Thoughts on note taking and wine writing

Tasting notes can be the factual reconstruction of objective analysis (given the limitations of objectivity), or they can rise above that and seek to capture the spirit of the wine, and the spirit of the taster while tasting the wine. I am talking about wines that make us want to improve our ability to communicate our love for them, so that we can honestly and thrillingly convey all the impressions we receive and reveal how the experience “improves” us. Such poetic epiphanies are admittedly unlikely to arise from the consumption of a 4.99 Pinot Grigio. The wine has to speak to the taster, there must be something of nature in it, a quality that elevates it above the commercial quotidian.

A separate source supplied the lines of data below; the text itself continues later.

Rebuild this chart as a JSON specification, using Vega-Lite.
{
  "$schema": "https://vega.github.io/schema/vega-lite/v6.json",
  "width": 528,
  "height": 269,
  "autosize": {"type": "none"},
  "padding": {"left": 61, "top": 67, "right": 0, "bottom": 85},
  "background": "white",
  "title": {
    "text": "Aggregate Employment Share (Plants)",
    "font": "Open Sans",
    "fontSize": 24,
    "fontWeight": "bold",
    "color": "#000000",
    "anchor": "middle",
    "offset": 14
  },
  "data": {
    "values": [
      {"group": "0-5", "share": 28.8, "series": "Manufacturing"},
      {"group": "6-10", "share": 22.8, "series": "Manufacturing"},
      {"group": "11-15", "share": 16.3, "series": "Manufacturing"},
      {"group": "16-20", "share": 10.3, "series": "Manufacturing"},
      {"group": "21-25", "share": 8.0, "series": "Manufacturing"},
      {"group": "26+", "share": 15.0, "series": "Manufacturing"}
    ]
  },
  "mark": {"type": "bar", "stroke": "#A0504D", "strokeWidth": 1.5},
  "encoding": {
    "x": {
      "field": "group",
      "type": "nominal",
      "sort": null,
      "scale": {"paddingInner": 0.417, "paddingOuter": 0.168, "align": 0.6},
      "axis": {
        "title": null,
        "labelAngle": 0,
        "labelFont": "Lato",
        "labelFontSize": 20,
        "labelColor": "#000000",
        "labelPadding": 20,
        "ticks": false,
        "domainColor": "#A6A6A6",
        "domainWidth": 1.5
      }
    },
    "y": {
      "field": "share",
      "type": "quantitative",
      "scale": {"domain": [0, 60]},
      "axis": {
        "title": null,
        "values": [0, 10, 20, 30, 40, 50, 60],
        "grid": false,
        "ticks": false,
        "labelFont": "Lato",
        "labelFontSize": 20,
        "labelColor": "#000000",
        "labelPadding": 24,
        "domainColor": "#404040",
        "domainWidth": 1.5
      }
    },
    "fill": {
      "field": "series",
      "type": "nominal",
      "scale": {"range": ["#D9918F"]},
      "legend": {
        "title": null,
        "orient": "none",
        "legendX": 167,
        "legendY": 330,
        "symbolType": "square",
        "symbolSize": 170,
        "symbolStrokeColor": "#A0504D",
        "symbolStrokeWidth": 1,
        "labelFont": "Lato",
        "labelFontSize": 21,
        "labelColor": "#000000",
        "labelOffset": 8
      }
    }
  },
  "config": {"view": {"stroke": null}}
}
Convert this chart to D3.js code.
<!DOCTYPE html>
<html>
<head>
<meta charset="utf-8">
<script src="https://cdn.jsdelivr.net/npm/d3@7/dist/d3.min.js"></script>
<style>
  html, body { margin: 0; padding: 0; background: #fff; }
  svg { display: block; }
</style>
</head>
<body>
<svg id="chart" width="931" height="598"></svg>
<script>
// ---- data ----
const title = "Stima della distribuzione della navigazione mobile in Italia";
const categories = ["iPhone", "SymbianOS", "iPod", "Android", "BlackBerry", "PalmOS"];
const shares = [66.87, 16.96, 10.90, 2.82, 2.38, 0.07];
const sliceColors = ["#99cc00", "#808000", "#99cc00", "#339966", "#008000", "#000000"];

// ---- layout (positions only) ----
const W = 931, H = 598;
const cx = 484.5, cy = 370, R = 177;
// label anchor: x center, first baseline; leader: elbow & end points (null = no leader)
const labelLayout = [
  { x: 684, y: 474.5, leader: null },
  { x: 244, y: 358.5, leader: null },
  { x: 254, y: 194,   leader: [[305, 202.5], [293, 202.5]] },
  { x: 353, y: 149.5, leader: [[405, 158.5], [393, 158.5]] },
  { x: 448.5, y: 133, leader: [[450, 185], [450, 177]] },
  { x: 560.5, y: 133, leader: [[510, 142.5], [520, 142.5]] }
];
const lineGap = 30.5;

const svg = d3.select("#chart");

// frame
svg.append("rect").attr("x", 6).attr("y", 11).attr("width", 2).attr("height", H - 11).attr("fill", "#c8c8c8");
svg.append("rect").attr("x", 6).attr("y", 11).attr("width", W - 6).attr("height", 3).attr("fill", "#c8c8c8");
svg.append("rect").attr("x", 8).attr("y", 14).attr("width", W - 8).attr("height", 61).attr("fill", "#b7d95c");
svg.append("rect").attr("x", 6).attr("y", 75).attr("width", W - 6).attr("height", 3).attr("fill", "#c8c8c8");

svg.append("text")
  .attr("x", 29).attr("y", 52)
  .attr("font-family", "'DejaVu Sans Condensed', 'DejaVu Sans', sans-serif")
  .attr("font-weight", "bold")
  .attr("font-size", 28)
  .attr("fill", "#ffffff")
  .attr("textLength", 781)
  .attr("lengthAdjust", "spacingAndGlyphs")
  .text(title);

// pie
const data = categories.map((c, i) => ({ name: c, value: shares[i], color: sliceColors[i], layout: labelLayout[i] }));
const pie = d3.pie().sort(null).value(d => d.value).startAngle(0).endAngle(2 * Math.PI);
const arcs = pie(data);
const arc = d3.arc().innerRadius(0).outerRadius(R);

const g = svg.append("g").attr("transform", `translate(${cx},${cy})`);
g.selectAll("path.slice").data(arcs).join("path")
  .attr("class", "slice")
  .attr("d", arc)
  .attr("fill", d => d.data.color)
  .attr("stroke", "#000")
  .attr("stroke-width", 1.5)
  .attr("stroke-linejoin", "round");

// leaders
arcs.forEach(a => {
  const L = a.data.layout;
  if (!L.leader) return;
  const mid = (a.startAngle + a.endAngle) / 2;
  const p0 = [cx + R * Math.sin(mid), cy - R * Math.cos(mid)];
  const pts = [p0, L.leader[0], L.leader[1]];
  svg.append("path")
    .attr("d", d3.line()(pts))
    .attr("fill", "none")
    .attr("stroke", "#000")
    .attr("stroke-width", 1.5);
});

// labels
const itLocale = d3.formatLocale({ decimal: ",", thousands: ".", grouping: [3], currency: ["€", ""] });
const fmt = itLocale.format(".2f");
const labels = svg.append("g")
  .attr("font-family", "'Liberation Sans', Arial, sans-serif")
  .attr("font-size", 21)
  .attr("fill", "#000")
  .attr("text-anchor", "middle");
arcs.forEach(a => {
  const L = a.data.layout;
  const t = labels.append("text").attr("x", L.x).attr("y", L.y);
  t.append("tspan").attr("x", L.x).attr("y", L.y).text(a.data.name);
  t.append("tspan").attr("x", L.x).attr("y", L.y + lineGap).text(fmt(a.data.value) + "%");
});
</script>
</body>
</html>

It certainly helps to be able to mobilise words and cut through the mess of language to the truth. The collaboration between the responsive imagination and mature evaluation is articulated by Wordsworth in his Preface to the Lyrical Ballads where he describes poetry as “emotion recollected in tranquillity”. Applying this to wine tasting we can say that the experience itself triggers a transcendent moment, an instance of the sublime. (I am thinking of tasting wine as a transforming experience, one that takes us to another place). The senses are overwhelmed by this experience; the “spontaneous overflow of powerful feelings” leaves an individual incapable of articulating the true nature and beauty of the sensations. It is only when this emotion is “recollected in tranquillity” that the poet/writer can assemble words to do the moment justice. It is necessary for the poet/writer to have a certain personal distance from the event or experience being described that he or she can compose a poem/tasting note that conveys to the reader the same experience of sublimity. With this distance the poet can reconstruct the “spontaneous overflow of powerful feelings” the experience caused within himself.

I am interpreting the writing of a tasting note as inspirational, creative activity, akin to poetry. One might very well ask who has the time, energy or inclination for these kinds of refinements.  After all, I don’t suppose we drink wine in order to perfect our writing style, but if we wish for our experiences to live again we need to realise their aesthetic potential.

If life is a journey where we are searching for some ineluctable truth then the recreation of beauty, which helps us momentarily to stand outside Time, is a magnificent undertaking.

Nabokov describes this sense of excitement nicely:

“Treading the soil of the moon, palpitating its pebbles, tasting the panic and splendour of the event, feeling in the pit of one’s stomach the separation from terra - these form the most romantic sensation an explorer has ever known.”

When I write tasting notes in a rush I might as well be filling it tax forms or ticking boxes. My writing denatures the wine, dissipates the romance.

Often I hanker after a kinaesthesia that would enable my tasting impressions to be instantly transformed into music, something purer, more fluid and more spiritual than words. Although I am dimly aware there is a underlying melody I haven’t got the musical vocabulary and notation skills so rather than tabulating it thus I try to leave myself open to sensations and jot down reactions in any order, recording the relevant - and seemingly irrelevant words - that nudge into my head. Not linking them, not forcing them into sequential order, but simply allowing them to be signposts that will guide me back when I review them later.

At best wine can be a symphonic poem. The oak and varietal character are played by base instruments, the fruit by wood or reed (flutes, oboes, bassoons) whilst the minerality is provided by the strings. Help my metaphor, it’s drowning!

I wonder at tasters who can churn robotically through a hundred or so wines at a time. Such a procedure has little individual investment; one is reminded of a basking shark filter-feeding millions of plankton – it doesn’t taste anything during its meal-journey.

Sitting on tasting panels doesn’t add to the gaiety of my personal nation; invariably I end up disillusioned, feeling that wine is a mere commodity, existing to be judged rather than understood. In real life, so to speak, I drink wine with friends and as an accompaniment to food. And if a bottle knocks me on my ass, as we say at Les Caves de Pyrene, I will simply scribble down a few words at the time to remind me to write a tasting note at a later date. And looking at those words will enable me to retrieve the experience; of course, its original immediacy will be mediated by my ego, it will filtered through time, and ultimately coarsened by the imprecision of language . The excitement of tasting and drinking can never be truly recaptured – it is the intoxicating Dionysian moment reconfigured within a unifying Apollonian response.

Beauty comes in myriad forms; great wines can evoke great reactions and poetic impulses, they make us explore beyond the limits of our normal responses, they induce humility and elicit generosity. When tasting it is satisfying to have a responsive palate; it is wonderful though to take the experience to the next level and give something back.